Mistrzostwa Świata 1966 na zawsze zostaną zapamiętane przez jedną z największych kontrowersji w historii futbolu - gola-widmo Geoffa Hursta, który dał gospodarzom miano najlepszej drużyny globu. Goście z Azji co prawda zapisali się w historii, ale pozostali ukryci w cieniu historycznego sukcesu angielskiej piłki. Ich los po powrocie ojczyzny był wielką niewiadomą. I jest nią do dzisiaj.
Pojawiały się informacje, że reprezentanci wylądowali w obozach pracy. Nie wygrali, więc przynieśli hańbę narodowi. Ponadto mieli zabalować po zapewnieniu sobie wyjścia z grupy. Takiego zachowania reżim nie był w stanie zaakceptować. Tych informacji nikt jednak oficjalnie nie potwierdzi. Pojawiają się wzmianki w książkach i artykułach traktujących o ulubieńcach trybun Ayresome, ale prawdy pewnie nigdy nie poznamy. Część swojej historii opowiedzieli sami bohaterowie. “BBC” postanowiło nakręcić o ich pięknej przygodzie film dokumentalny, zatytułowany “The Game Of Their Lives”, czyli “Mecz ich życia”.

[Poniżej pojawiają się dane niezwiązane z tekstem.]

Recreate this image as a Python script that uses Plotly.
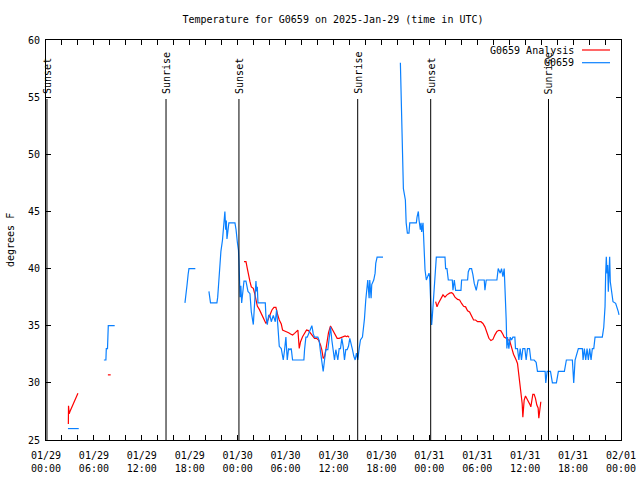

Co ciekawe, komunistyczne władze wyraziły na to zgodę na spotkanie i realizację projektu. Zrealizowano go w 2002 roku. Gdy dziennikarze przyjechali do Korei Północnej, członkowie legendarnej drużyny byli podobno w szoku. Sądzili, że nikt o nich już nie pamięta. Jakże musieli się zdziwić jakiś czas później, gdy przedstawiciele brytyjskiej telewizji zaprosili bohaterów swojej produkcji do Middlesbrough. Władze ponownie przystały na tę propozycję.
Przy życiu pozostawało wciąż ośmiu członków ekipy, która w 1966 roku pojechała do Anglii. Znów się tam pojawili, po kilkudziesięciu latach przerwy. Na miejscu czekała ich miła niespodzianka. W artykule pani Taylor znajdziemy wzmianki o tym, że samochody, widząc napis informujący o tym, kto jest na pokładzie autobusu, którym podróżowali Koreańczycy, zaczynały trąbić. Legenda walecznych Azjatów wciąż była żywa w Middlesbrough. Gdy byli piłkarze odwiedzili miejsce, w którym stało niegdyś zburzone już Ayresome Park, po autografy ustawili się młodzi chłopcy, przysłani przez swoich dziadków.
Chociaż zamiast nieistniejącego stadionu zbudowano tam osiedle mieszkalne, zawodnicy odwiedzili miejsce, które stało się symbolem ich wspaniałego triumfu nad Włochami. Pak Do-ik, wraz z kolegami, stanął w miejscu, z którego pokonał strzegącego bramki rywali Enrico Albertosiego. Punkt ten oznaczony jest odlanym z brązu odciskiem stopy, który po dziś dzień przypomina o sensacyjnej ekipie z dalekiego kraju.
W Middlesbrough o nich nie zapomnieli. I zapewne nie zapomną, dopóki żyć będą ci, którzy mieli okazję oglądać ich sensacyjne występy na angielskich boiskach.